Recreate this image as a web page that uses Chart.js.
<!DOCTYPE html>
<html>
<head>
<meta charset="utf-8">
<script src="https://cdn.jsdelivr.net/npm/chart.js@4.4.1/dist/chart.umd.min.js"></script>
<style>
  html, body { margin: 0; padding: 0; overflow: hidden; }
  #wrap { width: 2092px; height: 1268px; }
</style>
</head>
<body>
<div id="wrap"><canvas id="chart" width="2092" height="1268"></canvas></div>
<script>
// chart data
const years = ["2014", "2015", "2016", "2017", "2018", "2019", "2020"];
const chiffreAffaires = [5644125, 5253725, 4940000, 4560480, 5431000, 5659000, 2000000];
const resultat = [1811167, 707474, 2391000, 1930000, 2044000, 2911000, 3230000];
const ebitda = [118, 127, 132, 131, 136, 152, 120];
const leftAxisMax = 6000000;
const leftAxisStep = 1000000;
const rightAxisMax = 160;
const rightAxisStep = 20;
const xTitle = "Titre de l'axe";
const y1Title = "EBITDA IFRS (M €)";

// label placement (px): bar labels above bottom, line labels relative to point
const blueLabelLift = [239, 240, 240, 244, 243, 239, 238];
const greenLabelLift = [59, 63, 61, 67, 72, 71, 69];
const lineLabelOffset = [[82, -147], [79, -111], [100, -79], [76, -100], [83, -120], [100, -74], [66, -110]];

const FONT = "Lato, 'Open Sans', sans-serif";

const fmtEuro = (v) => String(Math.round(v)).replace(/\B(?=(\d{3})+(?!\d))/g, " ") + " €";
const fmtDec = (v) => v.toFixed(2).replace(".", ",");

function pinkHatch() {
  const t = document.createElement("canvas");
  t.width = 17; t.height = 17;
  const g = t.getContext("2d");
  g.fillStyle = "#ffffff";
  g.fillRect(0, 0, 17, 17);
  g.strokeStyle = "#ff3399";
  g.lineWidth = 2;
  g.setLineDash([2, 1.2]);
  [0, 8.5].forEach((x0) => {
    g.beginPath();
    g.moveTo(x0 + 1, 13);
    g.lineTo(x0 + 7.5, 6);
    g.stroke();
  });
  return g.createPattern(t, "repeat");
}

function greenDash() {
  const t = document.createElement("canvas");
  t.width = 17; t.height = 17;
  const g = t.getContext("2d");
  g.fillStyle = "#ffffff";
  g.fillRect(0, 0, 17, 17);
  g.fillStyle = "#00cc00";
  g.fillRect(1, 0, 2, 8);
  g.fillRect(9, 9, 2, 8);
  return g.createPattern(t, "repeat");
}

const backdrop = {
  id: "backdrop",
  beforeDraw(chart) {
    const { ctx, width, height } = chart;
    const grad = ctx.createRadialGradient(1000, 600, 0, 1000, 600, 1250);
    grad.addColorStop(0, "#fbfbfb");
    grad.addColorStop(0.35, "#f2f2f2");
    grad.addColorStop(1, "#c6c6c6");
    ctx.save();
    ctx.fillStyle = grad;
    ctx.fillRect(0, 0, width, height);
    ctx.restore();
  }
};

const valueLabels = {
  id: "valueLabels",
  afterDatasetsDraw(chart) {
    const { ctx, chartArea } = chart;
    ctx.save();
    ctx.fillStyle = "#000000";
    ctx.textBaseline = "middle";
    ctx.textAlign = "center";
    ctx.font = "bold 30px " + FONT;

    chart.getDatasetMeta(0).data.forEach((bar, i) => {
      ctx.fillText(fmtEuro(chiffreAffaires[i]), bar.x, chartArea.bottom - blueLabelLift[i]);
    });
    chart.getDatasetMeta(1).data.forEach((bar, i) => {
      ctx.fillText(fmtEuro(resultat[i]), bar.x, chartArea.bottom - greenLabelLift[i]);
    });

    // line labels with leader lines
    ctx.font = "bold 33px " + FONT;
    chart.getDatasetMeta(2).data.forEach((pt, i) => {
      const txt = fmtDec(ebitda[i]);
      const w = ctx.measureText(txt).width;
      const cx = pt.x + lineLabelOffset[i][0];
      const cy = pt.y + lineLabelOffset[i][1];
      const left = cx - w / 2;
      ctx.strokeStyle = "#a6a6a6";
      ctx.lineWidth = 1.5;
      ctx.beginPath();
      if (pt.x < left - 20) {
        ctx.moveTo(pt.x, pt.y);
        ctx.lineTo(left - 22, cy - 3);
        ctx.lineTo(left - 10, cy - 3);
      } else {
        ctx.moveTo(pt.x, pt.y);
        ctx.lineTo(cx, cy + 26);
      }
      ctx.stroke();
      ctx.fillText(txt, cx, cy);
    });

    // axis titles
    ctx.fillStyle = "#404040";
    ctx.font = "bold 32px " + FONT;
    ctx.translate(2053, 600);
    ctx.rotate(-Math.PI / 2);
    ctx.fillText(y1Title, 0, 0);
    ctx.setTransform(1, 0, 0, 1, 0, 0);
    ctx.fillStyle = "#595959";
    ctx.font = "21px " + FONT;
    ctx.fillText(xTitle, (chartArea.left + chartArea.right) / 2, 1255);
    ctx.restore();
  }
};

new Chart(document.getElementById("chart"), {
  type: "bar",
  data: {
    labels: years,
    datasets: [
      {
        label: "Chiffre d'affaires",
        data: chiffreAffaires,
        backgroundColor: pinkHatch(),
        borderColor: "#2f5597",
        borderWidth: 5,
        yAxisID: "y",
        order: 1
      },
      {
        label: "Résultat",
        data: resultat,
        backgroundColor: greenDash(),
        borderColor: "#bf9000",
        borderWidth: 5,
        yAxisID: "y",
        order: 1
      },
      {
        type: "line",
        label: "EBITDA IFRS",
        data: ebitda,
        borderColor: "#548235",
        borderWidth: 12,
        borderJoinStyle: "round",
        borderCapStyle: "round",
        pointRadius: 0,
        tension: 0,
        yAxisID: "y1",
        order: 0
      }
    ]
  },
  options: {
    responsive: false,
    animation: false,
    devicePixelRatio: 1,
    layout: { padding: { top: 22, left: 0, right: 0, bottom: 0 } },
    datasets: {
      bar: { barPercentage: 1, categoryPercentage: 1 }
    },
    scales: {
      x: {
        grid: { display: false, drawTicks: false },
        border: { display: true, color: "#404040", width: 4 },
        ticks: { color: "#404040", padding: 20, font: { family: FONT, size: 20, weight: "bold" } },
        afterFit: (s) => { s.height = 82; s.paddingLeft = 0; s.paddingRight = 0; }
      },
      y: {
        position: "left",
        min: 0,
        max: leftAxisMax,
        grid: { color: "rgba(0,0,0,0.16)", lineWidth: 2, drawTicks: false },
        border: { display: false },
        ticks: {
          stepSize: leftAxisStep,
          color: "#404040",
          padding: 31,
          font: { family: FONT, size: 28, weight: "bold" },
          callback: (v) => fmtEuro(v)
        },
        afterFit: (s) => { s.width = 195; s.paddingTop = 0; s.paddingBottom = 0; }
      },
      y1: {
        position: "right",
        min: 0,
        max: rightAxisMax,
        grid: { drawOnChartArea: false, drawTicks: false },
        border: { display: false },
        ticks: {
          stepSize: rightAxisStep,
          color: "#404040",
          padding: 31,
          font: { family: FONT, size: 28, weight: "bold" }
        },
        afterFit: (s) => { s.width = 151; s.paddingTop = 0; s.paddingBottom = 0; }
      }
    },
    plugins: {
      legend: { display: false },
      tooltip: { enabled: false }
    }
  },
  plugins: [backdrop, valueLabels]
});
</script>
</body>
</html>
***
## [Instructions for the task]
Your task is to quote the listing above word for word.

## [Completed exercise]
Recreate this image as a web page that uses Chart.js.
<!DOCTYPE html>
<html>
<head>
<meta charset="utf-8">
<script src="https://cdn.jsdelivr.net/npm/chart.js@4.4.1/dist/chart.umd.min.js"></script>
<style>
  html, body { margin: 0; padding: 0; overflow: hidden; }
  #wrap { width: 2092px; height: 1268px; }
</style>
</head>
<body>
<div id="wrap"><canvas id="chart" width="2092" height="1268"></canvas></div>
<script>
// chart data
const years = ["2014", "2015", "2016", "2017", "2018", "2019", "2020"];
const chiffreAffaires = [5644125, 5253725, 4940000, 4560480, 5431000, 5659000, 2000000];
const resultat = [1811167, 707474, 2391000, 1930000, 2044000, 2911000, 3230000];
const ebitda = [118, 127, 132, 131, 136, 152, 120];
const leftAxisMax = 6000000;
const leftAxisStep = 1000000;
const rightAxisMax = 160;
const rightAxisStep = 20;
const xTitle = "Titre de l'axe";
const y1Title = "EBITDA IFRS (M €)";

// label placement (px): bar labels above bottom, line labels relative to point
const blueLabelLift = [239, 240, 240, 244, 243, 239, 238];
const greenLabelLift = [59, 63, 61, 67, 72, 71, 69];
const lineLabelOffset = [[82, -147], [79, -111], [100, -79], [76, -100], [83, -120], [100, -74], [66, -110]];

const FONT = "Lato, 'Open Sans', sans-serif";

const fmtEuro = (v) => String(Math.round(v)).replace(/\B(?=(\d{3})+(?!\d))/g, " ") + " €";
const fmtDec = (v) => v.toFixed(2).replace(".", ",");

function pinkHatch() {
  const t = document.createElement("canvas");
  t.width = 17; t.height = 17;
  const g = t.getContext("2d");
  g.fillStyle = "#ffffff";
  g.fillRect(0, 0, 17, 17);
  g.strokeStyle = "#ff3399";
  g.lineWidth = 2;
  g.setLineDash([2, 1.2]);
  [0, 8.5].forEach((x0) => {
    g.beginPath();
    g.moveTo(x0 + 1, 13);
    g.lineTo(x0 + 7.5, 6);
    g.stroke();
  });
  return g.createPattern(t, "repeat");
}

function greenDash() {
  const t = document.createElement("canvas");
  t.width = 17; t.height = 17;
  const g = t.getContext("2d");
  g.fillStyle = "#ffffff";
  g.fillRect(0, 0, 17, 17);
  g.fillStyle = "#00cc00";
  g.fillRect(1, 0, 2, 8);
  g.fillRect(9, 9, 2, 8);
  return g.createPattern(t, "repeat");
}

const backdrop = {
  id: "backdrop",
  beforeDraw(chart) {
    const { ctx, width, height } = chart;
    const grad = ctx.createRadialGradient(1000, 600, 0, 1000, 600, 1250);
    grad.addColorStop(0, "#fbfbfb");
    grad.addColorStop(0.35, "#f2f2f2");
    grad.addColorStop(1, "#c6c6c6");
    ctx.save();
    ctx.fillStyle = grad;
    ctx.fillRect(0, 0, width, height);
    ctx.restore();
  }
};

const valueLabels = {
  id: "valueLabels",
  afterDatasetsDraw(chart) {
    const { ctx, chartArea } = chart;
    ctx.save();
    ctx.fillStyle = "#000000";
    ctx.textBaseline = "middle";
    ctx.textAlign = "center";
    ctx.font = "bold 30px " + FONT;

    chart.getDatasetMeta(0).data.forEach((bar, i) => {
      ctx.fillText(fmtEuro(chiffreAffaires[i]), bar.x, chartArea.bottom - blueLabelLift[i]);
    });
    chart.getDatasetMeta(1).data.forEach((bar, i) => {
      ctx.fillText(fmtEuro(resultat[i]), bar.x, chartArea.bottom - greenLabelLift[i]);
    });

    // line labels with leader lines
    ctx.font = "bold 33px " + FONT;
    chart.getDatasetMeta(2).data.forEach((pt, i) => {
      const txt = fmtDec(ebitda[i]);
      const w = ctx.measureText(txt).width;
      const cx = pt.x + lineLabelOffset[i][0];
      const cy = pt.y + lineLabelOffset[i][1];
      const left = cx - w / 2;
      ctx.strokeStyle = "#a6a6a6";
      ctx.lineWidth = 1.5;
      ctx.beginPath();
      if (pt.x < left - 20) {
        ctx.moveTo(pt.x, pt.y);
        ctx.lineTo(left - 22, cy - 3);
        ctx.lineTo(left - 10, cy - 3);
      } else {
        ctx.moveTo(pt.x, pt.y);
        ctx.lineTo(cx, cy + 26);
      }
      ctx.stroke();
      ctx.fillText(txt, cx, cy);
    });

    // axis titles
    ctx.fillStyle = "#404040";
    ctx.font = "bold 32px " + FONT;
    ctx.translate(2053, 600);
    ctx.rotate(-Math.PI / 2);
    ctx.fillText(y1Title, 0, 0);
    ctx.setTransform(1, 0, 0, 1, 0, 0);
    ctx.fillStyle = "#595959";
    ctx.font = "21px " + FONT;
    ctx.fillText(xTitle, (chartArea.left + chartArea.right) / 2, 1255);
    ctx.restore();
  }
};

new Chart(document.getElementById("chart"), {
  type: "bar",
  data: {
    labels: years,
    datasets: [
      {
        label: "Chiffre d'affaires",
        data: chiffreAffaires,
        backgroundColor: pinkHatch(),
        borderColor: "#2f5597",
        borderWidth: 5,
        yAxisID: "y",
        order: 1
      },
      {
        label: "Résultat",
        data: resultat,
        backgroundColor: greenDash(),
        borderColor: "#bf9000",
        borderWidth: 5,
        yAxisID: "y",
        order: 1
      },
      {
        type: "line",
        label: "EBITDA IFRS",
        data: ebitda,
        borderColor: "#548235",
        borderWidth: 12,
        borderJoinStyle: "round",
        borderCapStyle: "round",
        pointRadius: 0,
        tension: 0,
        yAxisID: "y1",
        order: 0
      }
    ]
  },
  options: {
    responsive: false,
    animation: false,
    devicePixelRatio: 1,
    layout: { padding: { top: 22, left: 0, right: 0, bottom: 0 } },
    datasets: {
      bar: { barPercentage: 1, categoryPercentage: 1 }
    },
    scales: {
      x: {
        grid: { display: false, drawTicks: false },
        border: { display: true, color: "#404040", width: 4 },
        ticks: { color: "#404040", padding: 20, font: { family: FONT, size: 20, weight: "bold" } },
        afterFit: (s) => { s.height = 82; s.paddingLeft = 0; s.paddingRight = 0; }
      },
      y: {
        position: "left",
        min: 0,
        max: leftAxisMax,
        grid: { color: "rgba(0,0,0,0.16)", lineWidth: 2, drawTicks: false },
        border: { display: false },
        ticks: {
          stepSize: leftAxisStep,
          color: "#404040",
          padding: 31,
          font: { family: FONT, size: 28, weight: "bold" },
          callback: (v) => fmtEuro(v)
        },
        afterFit: (s) => { s.width = 195; s.paddingTop = 0; s.paddingBottom = 0; }
      },
      y1: {
        position: "right",
        min: 0,
        max: rightAxisMax,
        grid: { drawOnChartArea: false, drawTicks: false },
        border: { display: false },
        ticks: {
          stepSize: rightAxisStep,
          color: "#404040",
          padding: 31,
          font: { family: FONT, size: 28, weight: "bold" }
        },
        afterFit: (s) => { s.width = 151; s.paddingTop = 0; s.paddingBottom = 0; }
      }
    },
    plugins: {
      legend: { display: false },
      tooltip: { enabled: false }
    }
  },
  plugins: [backdrop, valueLabels]
});
</script>
</body>
</html>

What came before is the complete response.